ANNUAL REPORT 2006
Insurance | Asset Management | Banking
Shareholder Company Success Factors Business Development Consolidated Financial Statements

Actuarial Risk Measurement

Actuarial risks consist of premium and reserve risks in the Property-Casualty segment as well as mortality risks in our Life/Health segment. In the Banking, Asset Management and Corporate segments actuarial risks are immaterial.

Property-Casualty segment

Premium risk
is defined as an unexpected high loss volume resulting in an insufficient coverage from premiums. Premium risk is subdivided into catastrophe risk (CAT risk) and non-catastrophe risk (non-CAT risk). We primarily quantify and manage premium risks using actuarial models used to calculate premiums and to monitor claim patterns. Natural disasters such as earthquakes, storms and floods represent a special challenge for risk management. In order to measure such risks and better estimate the potential effects of natural disasters, we use special modeling techniques in which we combine data about our portfolio (such as the geographic distribution of insurance amounts), with simulated natural disaster scenarios to estimate the magnitude of potential damage. Where such models do not exist (for example, hail risk in Germany), we use a scenario-based methodology.

In order to manage exposures due to natural catastrophes, the Management Board of Allianz SE has defined an earnings volatility limit for these exposures.

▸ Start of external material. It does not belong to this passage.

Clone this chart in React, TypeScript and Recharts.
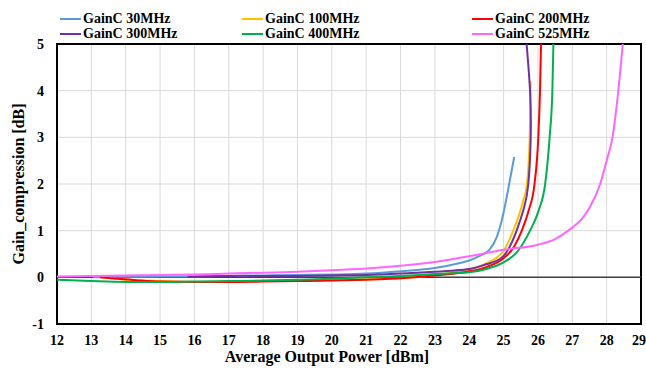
import React from 'react';
import { LineChart, Line, XAxis, YAxis, CartesianGrid, ReferenceLine, ReferenceArea } from 'recharts';

const xTicks = [12, 13, 14, 15, 16, 17, 18, 19, 20, 21, 22, 23, 24, 25, 26, 27, 28, 29];
const yTicks = [-1, 0, 1, 2, 3, 4, 5];

const x30 = [13.05, 14, 15, 16, 17, 18, 19, 20, 21, 22, 23, 23.7, 24, 24.3, 24.6, 24.8, 24.94, 25.07, 25.2, 25.31];
const y30 = [0, 0.01, 0.02, 0.02, 0.03, 0.04, 0.05, 0.06, 0.08, 0.13, 0.2, 0.3, 0.36, 0.46, 0.6, 0.86, 1.2, 1.64, 2.15, 2.58];

const x100 = [13.3, 14, 15, 16, 17, 18, 19, 20, 21, 22, 23, 24, 24.5, 25, 25.28, 25.57, 25.68, 25.76, 25.79];
const y100 = [0, -0.05, -0.08, -0.1, -0.09, -0.08, -0.07, -0.06, -0.04, -0.02, 0.05, 0.17, 0.3, 0.57, 1.0, 1.64, 2.0, 3.0, 4.2];

const x200 = [13.25, 14.3, 15, 16, 17, 18, 19, 20, 21, 22, 23, 24, 24.5, 25, 25.3, 25.53, 25.73, 25.9, 26.01, 26.06, 26.09];
const y200 = [0, -0.06, -0.09, -0.1, -0.1, -0.09, -0.08, -0.07, -0.05, -0.02, 0.04, 0.13, 0.22, 0.41, 0.65, 1.0, 1.43, 2.0, 3.0, 4.0, 5.0];

const x300 = [15.8, 17, 18, 19, 20, 21, 22, 23, 24, 24.5, 25, 25.38, 25.6, 25.72, 25.79, 25.77, 25.67];
const y300 = [0.01, 0.03, 0.03, 0.03, 0.04, 0.05, 0.08, 0.12, 0.18, 0.28, 0.46, 1.0, 1.5, 2.0, 3.0, 4.0, 5.0];

const x400 = [12, 13, 14, 14.7, 16, 17, 18, 19, 20, 21, 22, 23, 24, 24.5, 25, 25.4, 25.77, 26.02, 26.21, 26.34, 26.42, 26.45];
const y400 = [-0.05, -0.08, -0.1, -0.1, -0.09, -0.08, -0.07, -0.05, -0.03, 0, 0.03, 0.07, 0.11, 0.18, 0.32, 0.55, 1.0, 1.43, 2.0, 3.0, 4.0, 5.0];

const x525 = [12, 13, 14, 15, 16, 17, 18, 19, 20, 21, 22, 23, 24, 25, 26, 26.5, 26.88, 27.32, 27.51, 27.81, 28.0, 28.17, 28.34, 28.47];
const y525 = [0.02, 0.03, 0.04, 0.05, 0.06, 0.08, 0.1, 0.12, 0.15, 0.19, 0.25, 0.33, 0.45, 0.59, 0.7, 0.82, 1.0, 1.29, 1.5, 2.0, 2.5, 3.0, 4.0, 5.0];

const toPoints = (xs: number[], ys: number[]) => xs.map((x, i) => ({ x, y: ys[i] }));

const series = [
  { name: 'GainC 30MHz', color: '#5B9BD5', data: toPoints(x30, y30), type: 'monotone' },
  { name: 'GainC 100MHz', color: '#FFC000', data: toPoints(x100, y100), type: 'monotone' },
  { name: 'GainC 200MHz', color: '#FF0000', data: toPoints(x200, y200), type: 'monotone' },
  { name: 'GainC 300MHz', color: '#7030A0', data: toPoints(x300, y300), type: 'natural' },
  { name: 'GainC 400MHz', color: '#00B050', data: toPoints(x400, y400), type: 'monotone' },
  { name: 'GainC 525MHz', color: '#FF66FF', data: toPoints(x525, y525), type: 'monotone' },
];

// legend grid: 3 columns x 2 rows
const legendCols = [60, 242, 472];
const legendRows = [19, 34];

const font = '"Liberation Serif", "Times New Roman", serif';

const XTick = ({ x, y, payload }: any) => {
  const last = payload.value === 29;
  return (
    <text
      x={last ? 646 : x}
      y={y}
      dy="0.71em"
      textAnchor={last ? 'end' : 'middle'}
      fill="#000"
      fontSize={14}
      fontWeight="bold"
      fontFamily={font}
    >
      {payload.value}
    </text>
  );
};

export default function App() {
  return (
    <div style={{ position: 'absolute', left: 0, top: 0, width: 646, height: 370, background: '#fff', fontFamily: font }}>
      {series.map((s, i) => {
        const col = [0, 1, 2, 0, 1, 2][i];
        const row = i < 3 ? 0 : 1;
        return (
          <div
            key={s.name}
            style={{
              position: 'absolute',
              left: legendCols[col],
              top: legendRows[row] - 8,
              height: 16,
              display: 'flex',
              alignItems: 'center',
              fontSize: 14,
              fontWeight: 'bold',
              whiteSpace: 'nowrap',
            }}
          >
            <span style={{ display: 'inline-block', width: 21, height: 2, background: s.color, marginRight: 2 }} />
            <span>{s.name}</span>
          </div>
        );
      })}
      <LineChart width={646} height={370} margin={{ top: 44, right: 5, bottom: 0, left: 0 }}>
        <CartesianGrid stroke="#d9d9d9" strokeWidth={1} />
        <XAxis
          type="number"
          dataKey="x"
          domain={[12, 29]}
          ticks={xTicks}
          interval={0}
          allowDataOverflow
          height={46}
          tickLine={false}
          axisLine={false}
          tickSize={0}
          tickMargin={11}
          tick={<XTick />}
          label={{
            content: ({ viewBox }: any) => (
              <text
                x={327}
                y={viewBox.y + 38}
                textAnchor="middle"
                fontSize={16}
                fontWeight="bold"
                fontFamily={font}
                fill="#000"
              >
                Average Output Power [dBm]
              </text>
            ),
          }}
        />
        <YAxis
          type="number"
          dataKey="y"
          domain={[-1, 5]}
          ticks={yTicks}
          interval={0}
          allowDataOverflow
          width={57}
          tickLine={false}
          axisLine={false}
          tickSize={0}
          tickMargin={13}
          tick={{ fill: '#000', fontSize: 14, fontWeight: 'bold', fontFamily: font }}
          label={{
            content: ({ viewBox }: any) => {
              const cy = viewBox.y + viewBox.height / 2;
              return (
                <text
                  x={18}
                  y={cy}
                  transform={`rotate(-90, 18, ${cy})`}
                  textAnchor="middle"
                  dominantBaseline="central"
                  fontSize={16}
                  fontWeight="bold"
                  fontFamily={font}
                  fill="#000"
                >
                  Gain_compression [dB]
                </text>
              );
            },
          }}
        />
        <ReferenceLine y={0} stroke="#404040" strokeWidth={1.5} />
        {series.map((s) => (
          <Line
            key={s.name}
            data={s.data}
            dataKey="y"
            name={s.name}
            type={s.type as any}
            stroke={s.color}
            strokeWidth={2}
            dot={false}
            isAnimationActive={false}
          />
        ))}
        <ReferenceArea x1={12} x2={29} y1={-1} y2={5} fill="none" stroke="#000" strokeWidth={2} />
      </LineChart>
    </div>
  );
}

These limitations are based at both the operating unit and Group levels and define the amount Allianz is willing to lose in any such event with an occurrence probability of once in 250 years.

Reserve risk
quantifies the risk of loss resulting from deviations between payments for incurred losses that have not yet been definitively settled and the reserves established to cover these payments, which may be due to the use of an insufficient basis for the calculation of reserves. We measure and manage reserve risks by constantly monitoring the development of the provisions for insurance claims that have been submitted but not yet settled in all companies, and change the provision for reserves as necessary. To the extent available, we use assumptions approved by supervisory authorities and actuarial associations to enhance our models.

Actuarial risks in property-casualty insurance have led to fluctuations of the loss ratio in our Property-Casualty segment over time, as shown below.

Life/Health segment

Mortality risk
is the risk associated with variability in policyholder benefits resulting from the unpredictability of the (non)-incidence of death and the timing of its occurrence. For modeling mortality risk within our internal risk capital framework we distinguish mortality level, trend and calamity risk. Biometric assumptions, such as life expectancy, play a significant role. To the extent available, we use assumptions approved by supervisory authorities and actuarial associations to enhance our models.